La distancia entre la angustia-señal y el concepto de angustia, tal como Lacan lo trabaja en el Seminario 10, permite situar dos dimensiones diferenciadas. La primera se vincula a sus máscaras: hablar de una estructura de la angustia implica reconocer sus enmascaramientos, lo que la aproxima a la función de la señal.
El concepto de la angustia, en cambio, remite al borde, lo que presupone ya la función simbólica propia de un concepto. El límite, más ligado al campo imaginario, queda del lado de la señal. El borde, en cambio, abre la lógica del litoral, lugar donde lo real y el saber se tocan sin confundirse.
De esta diferencia surge una pregunta decisiva para la práctica: ¿qué hay del deseo más allá del fantasma?

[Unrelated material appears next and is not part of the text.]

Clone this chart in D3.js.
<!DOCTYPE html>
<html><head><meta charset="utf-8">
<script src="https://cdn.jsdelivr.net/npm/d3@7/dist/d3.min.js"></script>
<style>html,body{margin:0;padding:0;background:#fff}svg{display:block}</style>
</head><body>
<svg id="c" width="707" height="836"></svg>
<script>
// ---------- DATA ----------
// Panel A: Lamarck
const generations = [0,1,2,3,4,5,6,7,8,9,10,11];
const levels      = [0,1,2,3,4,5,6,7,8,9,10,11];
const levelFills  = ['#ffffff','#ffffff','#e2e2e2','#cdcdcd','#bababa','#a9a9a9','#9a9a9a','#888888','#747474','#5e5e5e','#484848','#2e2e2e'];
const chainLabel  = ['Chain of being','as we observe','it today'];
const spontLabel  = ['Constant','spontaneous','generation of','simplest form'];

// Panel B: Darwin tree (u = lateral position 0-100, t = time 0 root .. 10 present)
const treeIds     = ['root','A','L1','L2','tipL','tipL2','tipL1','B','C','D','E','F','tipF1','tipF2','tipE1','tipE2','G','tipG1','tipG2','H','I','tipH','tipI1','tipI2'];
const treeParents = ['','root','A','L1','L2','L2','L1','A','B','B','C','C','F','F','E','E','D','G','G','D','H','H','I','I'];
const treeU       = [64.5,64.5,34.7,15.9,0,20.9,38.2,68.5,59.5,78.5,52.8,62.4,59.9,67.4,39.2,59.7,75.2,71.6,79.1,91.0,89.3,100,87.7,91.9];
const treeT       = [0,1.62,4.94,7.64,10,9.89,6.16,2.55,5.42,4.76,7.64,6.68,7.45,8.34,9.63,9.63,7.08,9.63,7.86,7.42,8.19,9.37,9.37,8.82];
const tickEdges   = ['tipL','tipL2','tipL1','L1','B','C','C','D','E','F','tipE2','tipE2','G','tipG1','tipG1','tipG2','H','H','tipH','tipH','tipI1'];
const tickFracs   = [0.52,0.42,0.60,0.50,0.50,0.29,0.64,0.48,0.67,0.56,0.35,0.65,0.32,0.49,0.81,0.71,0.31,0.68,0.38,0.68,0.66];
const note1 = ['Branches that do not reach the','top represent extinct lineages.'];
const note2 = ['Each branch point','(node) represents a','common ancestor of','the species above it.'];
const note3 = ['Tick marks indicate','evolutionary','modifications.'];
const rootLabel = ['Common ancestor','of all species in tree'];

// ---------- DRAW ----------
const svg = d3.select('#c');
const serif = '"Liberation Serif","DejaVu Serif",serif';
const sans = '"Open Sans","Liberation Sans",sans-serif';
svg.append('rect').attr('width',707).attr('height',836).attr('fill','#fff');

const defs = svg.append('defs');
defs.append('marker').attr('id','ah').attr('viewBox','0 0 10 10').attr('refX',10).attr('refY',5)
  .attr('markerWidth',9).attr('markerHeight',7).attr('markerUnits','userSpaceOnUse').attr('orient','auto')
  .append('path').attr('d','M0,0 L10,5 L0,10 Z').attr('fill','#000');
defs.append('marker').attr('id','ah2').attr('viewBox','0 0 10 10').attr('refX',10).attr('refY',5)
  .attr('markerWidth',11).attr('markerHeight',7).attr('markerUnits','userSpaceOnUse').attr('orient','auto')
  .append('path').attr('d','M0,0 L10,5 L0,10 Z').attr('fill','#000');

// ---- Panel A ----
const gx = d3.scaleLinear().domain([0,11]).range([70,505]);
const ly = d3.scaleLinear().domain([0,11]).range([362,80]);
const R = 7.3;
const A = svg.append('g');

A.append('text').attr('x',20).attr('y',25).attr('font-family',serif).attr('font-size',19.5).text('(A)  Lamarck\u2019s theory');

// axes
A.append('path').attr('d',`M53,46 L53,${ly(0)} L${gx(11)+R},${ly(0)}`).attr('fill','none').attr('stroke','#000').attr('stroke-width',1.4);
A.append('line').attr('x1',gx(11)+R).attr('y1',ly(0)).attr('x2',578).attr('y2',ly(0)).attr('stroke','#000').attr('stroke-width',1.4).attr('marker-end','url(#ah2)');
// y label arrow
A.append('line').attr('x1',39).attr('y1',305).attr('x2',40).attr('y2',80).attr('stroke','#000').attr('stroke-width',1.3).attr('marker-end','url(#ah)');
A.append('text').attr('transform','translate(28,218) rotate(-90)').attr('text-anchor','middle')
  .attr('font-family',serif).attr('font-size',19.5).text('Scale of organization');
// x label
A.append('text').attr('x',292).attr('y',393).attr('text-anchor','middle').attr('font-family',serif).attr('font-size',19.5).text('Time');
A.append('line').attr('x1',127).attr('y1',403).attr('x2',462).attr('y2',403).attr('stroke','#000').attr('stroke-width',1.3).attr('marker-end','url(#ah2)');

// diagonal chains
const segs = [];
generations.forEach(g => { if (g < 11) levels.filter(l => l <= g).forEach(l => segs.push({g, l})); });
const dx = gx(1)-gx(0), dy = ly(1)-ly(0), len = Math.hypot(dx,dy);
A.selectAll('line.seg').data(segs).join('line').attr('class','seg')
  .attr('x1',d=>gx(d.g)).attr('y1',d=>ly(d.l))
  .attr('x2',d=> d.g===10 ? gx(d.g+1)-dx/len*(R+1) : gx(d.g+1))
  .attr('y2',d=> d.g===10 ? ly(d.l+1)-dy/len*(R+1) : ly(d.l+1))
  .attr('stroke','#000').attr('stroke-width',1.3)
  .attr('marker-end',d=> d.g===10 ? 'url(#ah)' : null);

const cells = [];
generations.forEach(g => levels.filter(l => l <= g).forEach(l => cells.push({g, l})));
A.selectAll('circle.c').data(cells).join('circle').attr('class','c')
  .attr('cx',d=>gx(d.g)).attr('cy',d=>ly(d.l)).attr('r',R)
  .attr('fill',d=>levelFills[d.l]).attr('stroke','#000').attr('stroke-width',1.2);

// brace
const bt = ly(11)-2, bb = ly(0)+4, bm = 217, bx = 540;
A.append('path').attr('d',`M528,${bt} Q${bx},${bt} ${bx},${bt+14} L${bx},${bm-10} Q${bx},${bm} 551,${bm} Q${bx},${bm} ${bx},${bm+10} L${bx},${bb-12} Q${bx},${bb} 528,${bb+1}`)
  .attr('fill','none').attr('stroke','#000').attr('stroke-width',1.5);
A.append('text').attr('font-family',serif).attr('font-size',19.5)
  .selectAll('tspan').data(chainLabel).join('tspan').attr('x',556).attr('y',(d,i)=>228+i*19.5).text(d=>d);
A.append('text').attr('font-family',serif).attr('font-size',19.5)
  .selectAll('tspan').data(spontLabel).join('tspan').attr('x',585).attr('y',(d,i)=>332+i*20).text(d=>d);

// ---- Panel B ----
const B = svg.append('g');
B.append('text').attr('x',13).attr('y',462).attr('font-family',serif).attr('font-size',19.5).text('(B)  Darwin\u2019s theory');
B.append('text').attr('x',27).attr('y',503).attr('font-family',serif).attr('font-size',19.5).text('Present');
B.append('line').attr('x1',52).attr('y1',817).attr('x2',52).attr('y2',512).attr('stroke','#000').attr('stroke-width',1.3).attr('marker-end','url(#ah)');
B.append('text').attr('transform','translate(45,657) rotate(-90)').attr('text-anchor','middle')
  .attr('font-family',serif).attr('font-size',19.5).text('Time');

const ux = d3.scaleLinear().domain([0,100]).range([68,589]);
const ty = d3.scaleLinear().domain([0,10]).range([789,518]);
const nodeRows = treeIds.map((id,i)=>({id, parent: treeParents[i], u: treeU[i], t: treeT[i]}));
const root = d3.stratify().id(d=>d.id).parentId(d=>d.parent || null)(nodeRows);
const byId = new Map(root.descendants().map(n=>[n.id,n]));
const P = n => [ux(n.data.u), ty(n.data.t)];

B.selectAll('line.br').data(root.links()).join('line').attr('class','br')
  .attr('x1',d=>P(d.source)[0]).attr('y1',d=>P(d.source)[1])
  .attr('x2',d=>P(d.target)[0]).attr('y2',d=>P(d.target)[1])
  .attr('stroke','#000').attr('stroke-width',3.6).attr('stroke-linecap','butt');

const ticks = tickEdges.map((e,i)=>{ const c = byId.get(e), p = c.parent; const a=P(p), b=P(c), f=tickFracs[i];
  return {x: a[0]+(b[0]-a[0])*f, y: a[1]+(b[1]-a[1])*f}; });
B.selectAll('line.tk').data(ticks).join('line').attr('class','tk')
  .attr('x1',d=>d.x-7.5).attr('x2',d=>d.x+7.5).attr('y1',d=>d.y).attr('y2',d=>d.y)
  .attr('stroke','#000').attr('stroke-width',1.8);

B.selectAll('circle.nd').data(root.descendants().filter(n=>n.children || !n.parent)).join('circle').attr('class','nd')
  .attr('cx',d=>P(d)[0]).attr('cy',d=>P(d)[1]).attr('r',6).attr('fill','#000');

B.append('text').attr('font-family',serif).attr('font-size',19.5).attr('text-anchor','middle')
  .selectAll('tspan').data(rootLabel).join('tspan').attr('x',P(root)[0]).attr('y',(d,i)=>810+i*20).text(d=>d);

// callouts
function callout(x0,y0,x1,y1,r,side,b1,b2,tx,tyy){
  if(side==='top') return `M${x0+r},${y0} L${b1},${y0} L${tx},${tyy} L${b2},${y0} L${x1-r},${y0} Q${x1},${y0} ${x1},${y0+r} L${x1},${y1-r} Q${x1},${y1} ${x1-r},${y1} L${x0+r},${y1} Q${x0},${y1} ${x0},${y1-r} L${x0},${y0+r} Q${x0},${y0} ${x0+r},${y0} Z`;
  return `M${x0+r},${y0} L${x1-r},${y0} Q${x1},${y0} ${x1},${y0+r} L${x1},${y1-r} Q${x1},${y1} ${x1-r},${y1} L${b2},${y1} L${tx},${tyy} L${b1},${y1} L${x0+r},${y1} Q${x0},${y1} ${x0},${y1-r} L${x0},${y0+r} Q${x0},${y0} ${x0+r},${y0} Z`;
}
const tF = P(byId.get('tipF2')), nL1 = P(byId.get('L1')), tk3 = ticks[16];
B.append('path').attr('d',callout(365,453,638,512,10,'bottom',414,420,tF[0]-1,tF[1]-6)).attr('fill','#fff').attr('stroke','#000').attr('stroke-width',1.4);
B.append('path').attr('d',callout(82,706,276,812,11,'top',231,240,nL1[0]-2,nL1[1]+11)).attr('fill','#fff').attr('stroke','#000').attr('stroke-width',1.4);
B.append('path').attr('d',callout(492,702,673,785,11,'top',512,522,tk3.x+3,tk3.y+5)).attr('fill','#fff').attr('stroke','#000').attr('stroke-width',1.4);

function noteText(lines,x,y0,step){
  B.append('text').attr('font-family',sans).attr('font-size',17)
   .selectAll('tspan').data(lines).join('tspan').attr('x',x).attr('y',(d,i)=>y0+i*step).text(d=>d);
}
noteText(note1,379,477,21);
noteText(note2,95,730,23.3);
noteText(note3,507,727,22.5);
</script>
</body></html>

Para abordarlo, Lacan se sirve de la oposición entre lo escópico y lo invocante. En lo escópico, asociado al fantasma, el deseo aparece disfrazado, velado, alienado en su trama. Más allá de ese campo se encuentra la voz, hilo conductor para resituar la función del Padre: la voz de Dios es el punto de partida para interrogar un Padre del que no se puede afirmar de antemano si demanda, desea o goza.

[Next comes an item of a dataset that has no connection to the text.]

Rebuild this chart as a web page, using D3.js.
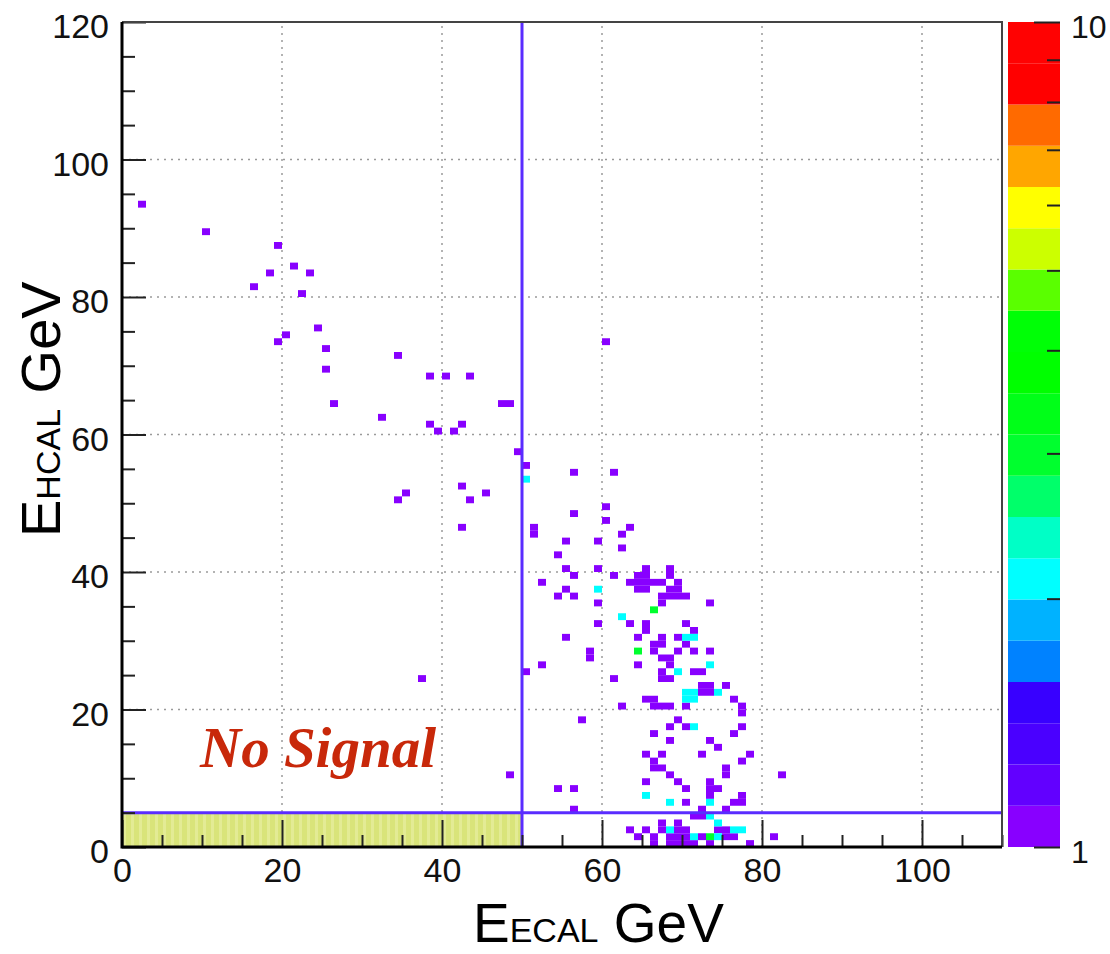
<!DOCTYPE html>
<html>
<head>
<meta charset="utf-8">
<script src="https://cdn.jsdelivr.net/npm/d3@7"></script>
<style>
  body { margin: 0; background: #fff; }
  svg { display: block; font-family: "Liberation Sans", Arial, sans-serif; }
</style>
</head>
<body>
<div id="chart"></div>
<script>
// 2D histogram bins [ECAL bin, HCAL bin], 1 GeV x 1 GeV, grouped by entries
const binsOne = [
  [2,93],[10,89],[19,87],[21,84],[18,83],[23,83],[16,81],[22,80],[24,75],[20,74],
  [19,73],[25,72],[25,69],[34,71],[26,64],[38,68],[40,68],[43,68],[47,64],[48,64],
  [32,62],[38,61],[39,60],[41,60],[42,61],[49,57],[50,55],[60,73],
  [34,50],[35,51],[42,52],[43,50],[45,51],[42,46],[37,24],[48,10],
  [56,54],[61,54],[60,49],[56,48],[60,47],[51,46],[51,45],[63,46],[62,45],[55,44],
  [59,44],[62,43],[54,42],[55,40],[59,40],[65,40],[68,40],[56,39],[61,39],[64,39],
  [65,39],[68,39],[52,38],[63,38],[64,38],[65,38],[66,38],[67,38],[69,38],[55,37],
  [64,37],[65,37],[68,37],[69,37],[54,36],[56,36],[67,36],[68,36],[69,36],[70,36],
  [59,35],[67,35],[73,35],[59,32],[63,32],[65,32],[70,32],[71,31],[65,31],
  [55,30],[64,30],[67,30],[69,30],
  [66,29],[67,29],[70,29],
  [58,28],[66,28],[69,28],[71,28],[73,28],
  [58,27],[67,27],[68,27],
  [52,26],[64,26],[68,26],
  [50,25],[67,25],[71,25],[72,25],
  [61,24],[67,24],[68,24],
  [72,23],[73,23],[75,23],
  [72,22],[73,22],
  [65,21],[66,21],[76,21],
  [62,20],[66,20],[67,20],[68,20],[70,20],[77,20],
  [77,19],
  [57,18],[69,18],
  [68,17],[70,17],[77,17],
  [66,16],[76,16],
  [68,15],[73,15],
  [74,14],
  [65,13],[67,13],[72,13],[78,13],
  [66,12],[77,12],
  [66,11],[67,11],[75,11],
  [68,10],[75,10],[82,10],
  [65,9],[69,9],[73,9],
  [54,8],[56,8],[70,8],[73,8],[74,8],
  [73,7],[77,7],
  [70,6],[76,6],[77,6],
  [56,5],[72,5],[75,5],
  [71,4],[72,4],
  [67,3],[69,3],
  [63,2],[65,2],[67,2],[69,2],[70,2],[74,2],[75,2],
  [64,1],[66,1],[68,1],[69,1],[70,1],[72,1],[75,1],[76,1],[81,1],
  [66,0],[68,0],[69,0],[70,0],[71,0],[73,0],[78,0]
];
const binsTwo = [
  [50,53],[59,37],[62,33],[70,30],[71,30],[73,26],[69,25],[70,22],[71,22],[74,22],
  [70,21],[71,21],[71,17],[65,7],[68,6],[73,6],[73,4],[74,3],[68,2],[76,2],[77,2],
  [71,1],[74,1]
];
const binsThree = [[66,34],[64,28],[73,1]];

const xTicks = [0, 20, 40, 60, 80, 100];
const yTicks = [0, 20, 40, 60, 80, 100, 120];
const zMinorTicks = [2, 3, 4, 5, 6, 7, 8, 9];
const zLabels = [1, 10];

// ROOT palette, 20 contour bands from bottom (1) to top (10)
const palette = [
  '#8800ff', '#6200ff', '#4a00ff', '#3800ff', '#0082ff',
  '#00b2ff', '#00ffff', '#00ffc6', '#00ff6a', '#00ff2e',
  '#00ff18', '#00ff00', '#00ff06', '#5aff00', '#ccff00',
  '#ffff00', '#ffa600', '#ff6a00', '#ff0000', '#ff0202'
];

const noSignalX = [0, 50];
const noSignalY = [0, 5];

const width = 1110, height = 954;
const plotL = 122, plotR = 1002, plotT = 22, plotB = 847;

const x = d3.scaleLinear().domain([0, 110]).range([plotL, plotR]);
const y = d3.scaleLinear().domain([0, 120]).range([plotB, plotT]);
const z = d3.scaleLog().domain([1, 10]).range([plotB, plotT]);

const bandColor = v => palette[Math.min(19, Math.floor(Math.log10(v) * 20 + 1e-9))];

const svg = d3.select('#chart').append('svg')
    .attr('width', width)
    .attr('height', height);

// hatch pattern for the "no signal" box
const defs = svg.append('defs');
const pat = defs.append('pattern')
    .attr('id', 'hatch')
    .attr('patternUnits', 'userSpaceOnUse')
    .attr('width', 8)
    .attr('height', 8);
pat.append('rect').attr('width', 8).attr('height', 8).attr('fill', '#d9e47a');
pat.append('rect').attr('x', 3).attr('width', 3).attr('height', 8).attr('fill', '#e3eb95');

// grid (dotted)
const grid = svg.append('g')
    .attr('stroke', '#9a9a9a')
    .attr('stroke-width', 1.5)
    .attr('stroke-dasharray', '2,5');
grid.selectAll('line.gx')
    .data(xTicks.filter(d => d > 0))
    .join('line')
      .attr('class', 'gx')
      .attr('x1', d => x(d)).attr('x2', d => x(d))
      .attr('y1', plotB).attr('y2', plotT);
grid.selectAll('line.gy')
    .data(yTicks.filter(d => d > 0 && d < 120))
    .join('line')
      .attr('class', 'gy')
      .attr('y1', d => y(d)).attr('y2', d => y(d))
      .attr('x1', plotL).attr('x2', plotR);

// histogram cells
const cells = [
  ...binsOne.map(d => ({ bx: d[0], by: d[1], n: 1 })),
  ...binsTwo.map(d => ({ bx: d[0], by: d[1], n: 2 })),
  ...binsThree.map(d => ({ bx: d[0], by: d[1], n: 3 }))
];
svg.append('g')
  .selectAll('rect')
  .data(cells)
  .join('rect')
    .attr('x', d => x(d.bx))
    .attr('y', d => y(d.by + 1))
    .attr('width', d => x(d.bx + 1) - x(d.bx))
    .attr('height', d => y(d.by) - y(d.by + 1))
    .attr('fill', d => bandColor(d.n));

// no signal region
svg.append('rect')
    .attr('x', x(noSignalX[0]))
    .attr('y', y(noSignalY[1]))
    .attr('width', x(noSignalX[1]) - x(noSignalX[0]))
    .attr('height', y(noSignalY[0]) - y(noSignalY[1]))
    .attr('fill', 'url(#hatch)');

// cut lines
svg.append('line')
    .attr('x1', x(noSignalX[1])).attr('x2', x(noSignalX[1]))
    .attr('y1', y(0)).attr('y2', y(120))
    .attr('stroke', '#5a2cff')
    .attr('stroke-width', 3);
svg.append('line')
    .attr('x1', x(0)).attr('x2', x(110))
    .attr('y1', y(noSignalY[1])).attr('y2', y(noSignalY[1]))
    .attr('stroke', '#5a2cff')
    .attr('stroke-width', 3);

// axes (ticks inside, ROOT style)
const minorX = d3.range(0, 111, 5).filter(d => d % 20 !== 0);
const minorY = d3.range(0, 121, 5).filter(d => d % 20 !== 0);

const xAxis = svg.append('g')
    .attr('transform', `translate(0,${plotB})`)
    .call(d3.axisBottom(x).tickValues(xTicks).tickSize(-27).tickPadding(11));
svg.append('g')
    .attr('transform', `translate(0,${plotB})`)
    .call(d3.axisBottom(x).tickValues(minorX).tickSize(-12).tickFormat(''));

const yAxis = svg.append('g')
    .attr('transform', `translate(${plotL},0)`)
    .call(d3.axisLeft(y).tickValues(yTicks).tickSize(-24).tickPadding(13));
svg.append('g')
    .attr('transform', `translate(${plotL},0)`)
    .call(d3.axisLeft(y).tickValues(minorY).tickSize(-13).tickFormat(''));

svg.selectAll('.domain').remove();
svg.selectAll('.tick line').attr('stroke', '#222').attr('stroke-width', 2);
xAxis.selectAll('text').style('font-size', '34px').attr('fill', '#111');
yAxis.selectAll('text').style('font-size', '34px').attr('fill', '#111').attr('dy', '0.47em');

// frame
svg.append('path')
    .attr('d', `M${plotL},${plotT} H${plotR} V${plotB}`)
    .attr('fill', 'none')
    .attr('stroke', '#444')
    .attr('stroke-width', 2);
svg.append('path')
    .attr('d', `M${plotL},${plotT} V${plotB} H${plotR}`)
    .attr('fill', 'none')
    .attr('stroke', '#000')
    .attr('stroke-width', 3);

// colour bar
const barX = 1008, barW = 52;
svg.append('g')
  .selectAll('rect')
  .data(palette)
  .join('rect')
    .attr('x', barX)
    .attr('width', barW)
    .attr('y', (d, i) => z(Math.pow(10, (i + 1) / 20)))
    .attr('height', (d, i) => z(Math.pow(10, i / 20)) - z(Math.pow(10, (i + 1) / 20)))
    .attr('fill', d => d);

const zAxis = svg.append('g')
    .attr('transform', `translate(${barX + barW},0)`)
    .call(d3.axisRight(z).tickValues(zLabels).tickSize(-26).tickPadding(11).tickFormat(d3.format('d')));
svg.append('g')
    .attr('transform', `translate(${barX + barW},0)`)
    .call(d3.axisRight(z).tickValues(zMinorTicks).tickSize(-13).tickFormat(''));
svg.selectAll('.domain').remove();
svg.selectAll('.tick line').attr('stroke', '#222').attr('stroke-width', 2);
zAxis.selectAll('text').style('font-size', '32px').attr('fill', '#111').attr('dy', '0.47em');

// axis titles: main letter, subscript, unit as separate pieces
function title(g, parts) {
  let pos = 0;
  parts.forEach(([txt, size]) => {
    const t = g.append('text')
        .attr('x', pos)
        .attr('fill', '#000')
        .style('font-size', size + 'px')
        .text(txt);
    pos += t.node().getComputedTextLength();
  });
}
const xTitle = svg.append('g').attr('transform', 'translate(473,942)');
title(xTitle, [['E', 55], ['ECAL', 34], ['\u00a0GeV', 55]]);

const yTitle = svg.append('g').attr('transform', 'translate(60,537) rotate(-90)');
title(yTitle, [['E', 56], ['HCAL', 34], ['\u00a0GeV', 56]]);

// label
svg.append('text')
    .attr('x', 200)
    .attr('y', 767)
    .attr('fill', '#c8280a')
    .style('font-family', '"Liberation Serif", "Times New Roman", serif')
    .style('font-style', 'italic')
    .style('font-weight', 'bold')
    .style('font-size', '57px')
    .text('No Signal');
</script>
</body>
</html>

Preguntarse por el deseo más allá del fantasma conduce a considerar al Padre en su pluralización, ya no como elemento mítico fundante, sino como función atravesada por inconsistencias. Lo real del Padre se deslinda de toda pretensión de origen normativo: ¿cómo podría surgir la ley, que regula y normativiza, de lo desmesurado mismo?
Pensar el deseo más allá del fantasma, en la clínica, exige incompletar la verdad, reconocer su carácter no-todo. Solo desde allí puede formularse, por primera vez, la pregunta crucial: ¿qué estatuto tiene el deseo del Padre?